The eye turned to the fire gave back no light and he closed it with his thumb and sat by her and put his hand upon her bloodied forehead and closed his own eyes that he could see her running in the mountains, running in the starlight where the grass was wet and the sun’s coming as yet had not undone the rich matrix of creatures passed in the night before her.

He took up her stiff head out of the leaves and held it or he reached to hold what cannot be held, what already ran among the mountains at once terrible and of a great beauty, like flowers that feed on flesh.

But which cannot be held never be held and is no flower but is swift and a huntress and the wind itself is in terror of it and the world cannot lose it.

The death of the wolf in The Grey is mirrored by a later moment, the best moment in the film: when one of the mortally wounded non-survivors of the crash lies dying in the wreckage and John helps him die. His voice calm, soothing in its conviction, he helps the dying man embrace his death. While the others look on in astonishment, Ottway tells the dying man he will feel warm, as James Dickey writes in To the White Sea. For a second there was a terrific heat, like somebody had opened a furnace door, the most terrible heat, something that could burn up the world, and I knew I was gone.

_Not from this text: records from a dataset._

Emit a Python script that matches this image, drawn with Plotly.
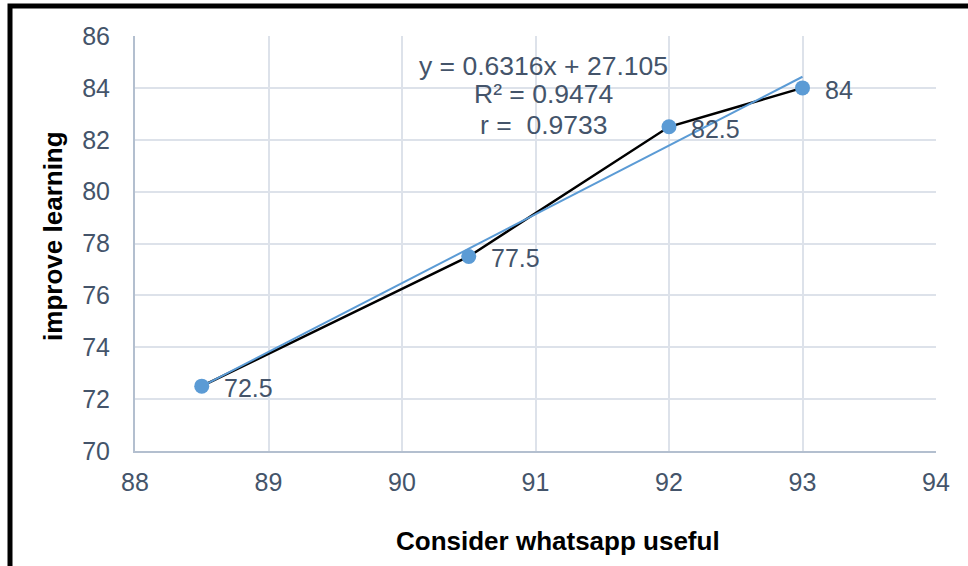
import numpy as np
import plotly.graph_objects as go

# ---- data ----
x_vals = [88.5, 90.5, 92.0, 93.0]
y_vals = [72.5, 77.5, 82.5, 84.0]
point_labels = ["72.5", "77.5", "82.5", "84"]
eq_lines = ["y = 0.6316x + 27.105", "R² = 0.9474", "r =  0.9733"]
x_title = "Consider whatsapp useful"
y_title = "improve learning"

# linear trendline (least squares fit of the data)
slope, intercept = np.polyfit(x_vals, y_vals, 1)
trend_x = [min(x_vals), max(x_vals)]
trend_y = [slope * v + intercept for v in trend_x]

TXT = "#44546a"
BLUE = "#5b9bd5"
FONT = "Liberation Sans, Arial, sans-serif"

fig = go.Figure()
fig.add_trace(go.Scatter(x=x_vals, y=y_vals, mode="lines",
                         line=dict(color="black", width=2.5),
                         hoverinfo="skip", showlegend=False))
fig.add_trace(go.Scatter(x=trend_x, y=trend_y, mode="lines",
                         line=dict(color=BLUE, width=2),
                         hoverinfo="skip", showlegend=False))
fig.add_trace(go.Scatter(x=x_vals, y=y_vals, mode="markers",
                         marker=dict(color=BLUE, size=15),
                         showlegend=False))

# data labels
for xv, yv, lab in zip(x_vals, y_vals, point_labels):
    fig.add_annotation(x=xv, y=yv, text=lab, showarrow=False,
                       xanchor="left", yanchor="middle", xshift=20, yshift=-2,
                       font=dict(size=25, color=TXT, family=FONT))

# equation text (centered block)
eq_y = [84.86, 83.75, 82.58]
for t, yy in zip(eq_lines, eq_y):
    fig.add_annotation(x=91.06, y=yy, text=t, showarrow=False,
                       xanchor="center", yanchor="middle",
                       font=dict(size=26.5, color=TXT, family=FONT))

# axis titles
fig.add_annotation(xref="paper", yref="paper", x=(558 - 135) / 801,
                   y=(450.7 - 541) / 414.2, text="<b>%s</b>" % x_title,
                   showarrow=False, xanchor="center", yanchor="middle",
                   font=dict(size=26, color="black", family=FONT))
fig.add_annotation(xref="paper", yref="paper", x=(53 - 135) / 801,
                   y=(450.7 - 236) / 414.2, text="<b>%s</b>" % y_title,
                   showarrow=False, textangle=-90, xanchor="center", yanchor="middle",
                   font=dict(size=26, color="black", family=FONT))

# outer border (only top and left edges visible in the frame)
fig.add_shape(type="rect", xref="paper", yref="paper",
              x0=(10 - 135) / 801, x1=(990 - 135) / 801,
              y0=(450.7 - 600) / 414.2, y1=(450.7 - 6.5) / 414.2,
              line=dict(color="black", width=5), fillcolor="rgba(0,0,0,0)")

fig.update_xaxes(range=[88, 94], dtick=1, showgrid=True, gridcolor="#dde2ea",
                 gridwidth=1.5, showline=True, linecolor="#b3bfcf", linewidth=2,
                 zeroline=False, ticks="", ticklabelstandoff=8,
                 tickfont=dict(size=25, color=TXT, family=FONT))
fig.update_yaxes(range=[70, 86], dtick=2, showgrid=True, gridcolor="#dde2ea",
                 gridwidth=1.5, showline=True, linecolor="#b3bfcf", linewidth=2,
                 zeroline=False, ticks="", ticklabelstandoff=18,
                 tickfont=dict(size=25, color=TXT, family=FONT))

fig.update_layout(width=968, height=566,
                  margin=dict(l=135, r=32, t=36, b=115, autoexpand=False),
                  paper_bgcolor="white", plot_bgcolor="white",
                  font=dict(family=FONT))

fig.write_html("out.html", config={"displayModeBar": False},
               post_script="document.body.style.margin='0';"
                           "document.body.style.overflow='hidden';")
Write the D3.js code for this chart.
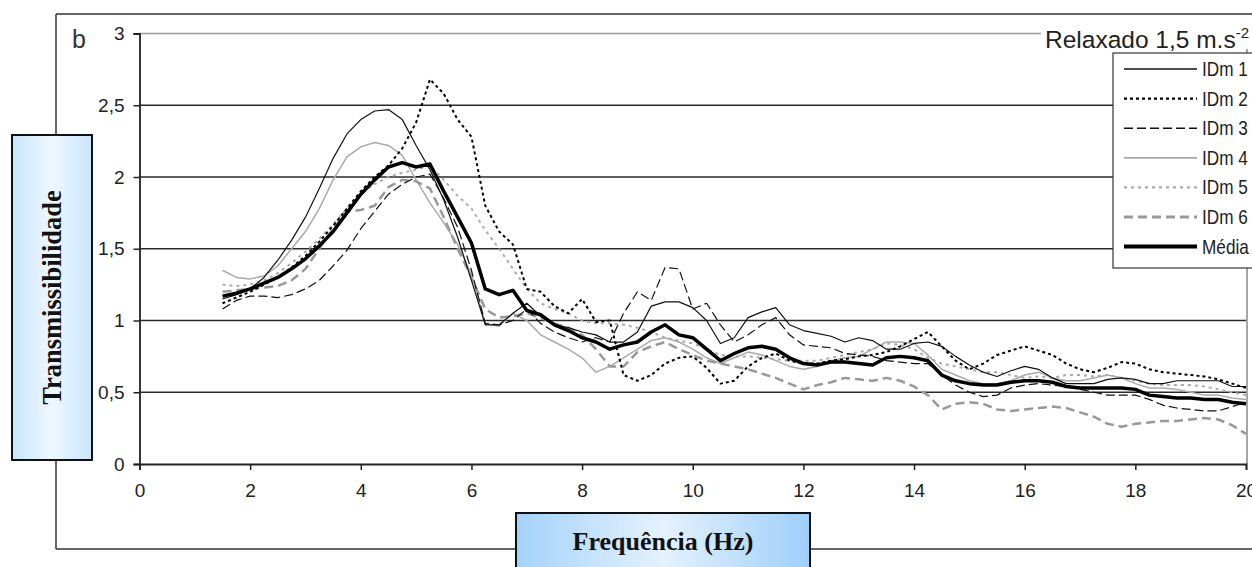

The film ends with another striking image: Ottway kneeling in the snow watching the approach of the alpha male wolf (supposedly “the grey” though he doesn’t look very grey). I found this shot to be so reminiscent of that classic of Arctic non-survival tales: Jack London’s “To Build a Fire.” In London’s story, the Man, at the end of his tether, kneels in the snow and knows that death is approaching. If he didn’t know it before, he now knows the power of nature and man’s comparative insignificance in the cosmic scope of things. Similarly, the men who spend the most time hanging in there, played by Dallas Roberts, Frank Grillo, and Dermot Mulroney (looking, in his cap, very much like Steven Spielberg), find time to voice similar observations and quandaries about the mysteries of life and what they value most.

The Grey is not a perfect film. It would have been much more gripping had the wolves been shown more sparingly. Devices such as pairs of gleaming eyes in the darkness, puffs of vapor rising from the mouths of the howling wolves, and the horrifying noises emanating from the black forest, along with the excellent acting of all characters involved, do a lot more to create suspense and terror than the hairy but unscary animatronic wolves that come in close to join the campers by their fire. In addition, some viewers might consider the film’s ambiguous ending to be irritating though I urge you to hang in there through the credits to see an additional scene which is ambiguous in a different way. But The Grey is a raw, gory, gripping Arctic survival tale, and I definitely get behind that, as well as all the existential musings about that which cannot be held never be held, and all things shining, or dark and inscrutable, in this human adventure of ours.